You pay for Amazon Prime. Doesn’t matter why, you could’ve just signed up for the delivery options but now you’ve got access to Prime Video as a nice little bonus. It’s been that way for YEARS.
You paid your monthly Amazon fee, watched programmes without adverts. Easy. THEN they decide to slowly roll out adverts to existing customers who are PAYING MONTHLY FOR THE SERVICE YOU ALREADY PROVIDE.
Oh no, they won’t just “enable adverts”. That would be reasonable. No, if you want us to STOP showing you adverts, that’ll be an extra £2.99 a month on top of your existing subscription fee.

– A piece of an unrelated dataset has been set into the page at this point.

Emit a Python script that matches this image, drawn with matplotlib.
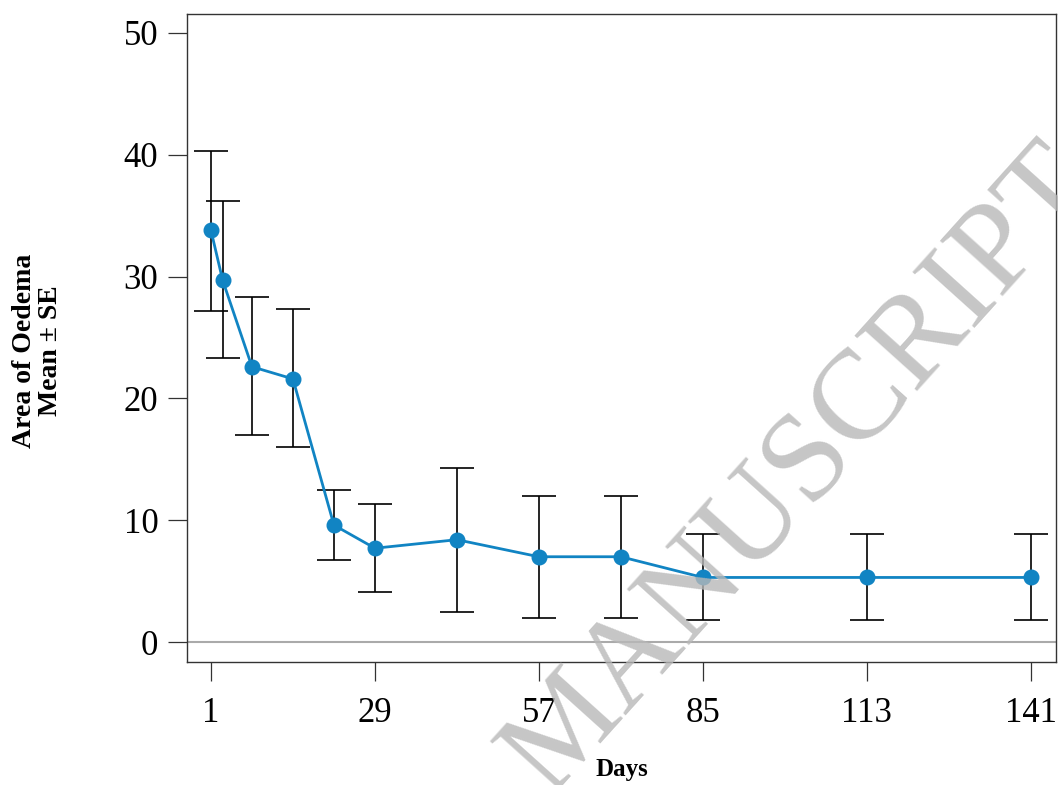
import numpy as np
import matplotlib
matplotlib.use("Agg")
import matplotlib.pyplot as plt

plt.rcParams["font.family"] = ["Liberation Serif", "DejaVu Serif"]

# data
days = [1, 3, 8, 15, 22, 29, 43, 57, 71, 85, 113, 141]
mean = [33.8, 29.7, 22.6, 21.6, 9.6, 7.7, 8.4, 7.0, 7.0, 5.3, 5.3, 5.3]
upper = [40.3, 36.2, 28.3, 27.3, 12.5, 11.3, 14.3, 12.0, 12.0, 8.9, 8.9, 8.9]
lower = [27.2, 23.3, 17.0, 16.0, 6.7, 4.1, 2.5, 2.0, 2.0, 1.8, 1.8, 1.8]
xticks = [1, 29, 57, 85, 113, 141]
yticks = [0, 10, 20, 30, 40, 50]

mean = np.array(mean); upper = np.array(upper); lower = np.array(lower)
yerr = [mean - lower, upper - mean]

fig = plt.figure(figsize=(10.58, 7.85), dpi=100)
ax = fig.add_axes([0.1767, 0.1567, 0.8213, 0.8255])

ax.axhline(0, color="#aaaaaa", lw=1.5, zorder=1)
ax.errorbar(days, mean, yerr=yerr, fmt="none", ecolor="black",
            elinewidth=1.2, capsize=12, capthick=1.2, zorder=2)
ax.plot(days, mean, color="#1184c3", lw=2.0, marker="o",
        markersize=10.5, zorder=3)

ax.set_xlim(-3.1, 145.3)
ax.set_ylim(-1.64, 51.56)
ax.set_xticks(xticks)
ax.set_yticks(yticks)
ax.tick_params(direction="out", length=13.5, width=0.9, color="#333333",
               labelsize=25, pad=7)
ax.tick_params(axis="x", pad=12)
for s in ax.spines.values():
    s.set_color("#333333"); s.set_linewidth(1.0)

ax.set_xlabel("Days", fontsize=18, fontweight="bold", labelpad=20)
fig.text(0.035, 1 - 351 / 785, "Area of Oedema\nMean ± SE", rotation=90,
         ha="center", va="center", fontsize=20, fontweight="bold",
         linespacing=1.05)

# watermark
fig.text(0.757, 0.40, "MANUSCRIPT", rotation=48, ha="center", va="center",
         fontsize=92, color="#b8b8b8", alpha=0.8, zorder=10,
         rotation_mode="anchor")

fig.savefig("out.png", dpi=100, facecolor="white")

What a bunch of disgusting, rotten excrescences the human race. Look, don’t frame it like “we’re telling you you’re getting a worse service in order to extort more money out of you”. Frame it with “helping us invest in even more banging content”, “this was a massive decision for us” and my personal favourite “offers the greatest choice for customers”.
Did you know that over 90% of UK Prime Video customers are currently on the default ad-supported plan with a measly 3% having paid to remove ads completely? Choice my arse. Amazon basically blackmailed their existing paying customers.
They know that yes, people have Prime subscriptions but they’re not subscribed just for the joy of Prime Video. They need the subscriptions for other areas of the business too so they could implement this knowing that most people wouldn’t just cancel their Amazon subscriptions over it. Subscription slavery, I’m telling you.
Truth be told I’m making a stand where I can. Dropping ad-supported plans where viable. Downgrading where possible.
Taking my custom back to loving what we have available to us in the UK. BBC iPlayer is a shining example of how it should be done. One payment.
Everything you can think of goes on there. No messing about, no “lets lure you into our great great service until you’re paying for premium then find a shitload of reasons why you need to spend more money”
Last week I enjoyed an advert-break ITV drama because I wasn’t paying anything. The adverts were the price of admission.
You’re not telling me I’m getting some sort of premium experience while also patronising me with a constant stream of adverts that I didn’t ask for OR PAY FOR. That right there is the problem with this entire model. It’s not the money.
It’s not even the adverts. It’s the lies. We’ve been sold a pup that paying for a service also now INCLUDES being sold to.
Marketing to me has become more aggressive for paying than it ever was when I was watching adverts-full television for free. When did we accept that paying for something no longer gives you access to that thing without paying more on top? I didn’t sign up for this when we agreed to start paying for Netflix and am rather sick of being preached at about how I’m “too demanding” to watch TV without paying more on top.
Want to watch TV with adverts? Fine!
Enjoy!
Don’t pay for Netflix then – sit through adverts every ten minutes on YouTube instead! Watch TV without adverts? Pay your licence fee like a good British citizen!
It’s not too much to ask that when I pay for something I get what I pay for without ALSO being sold stuff as a revenue target. Full stop.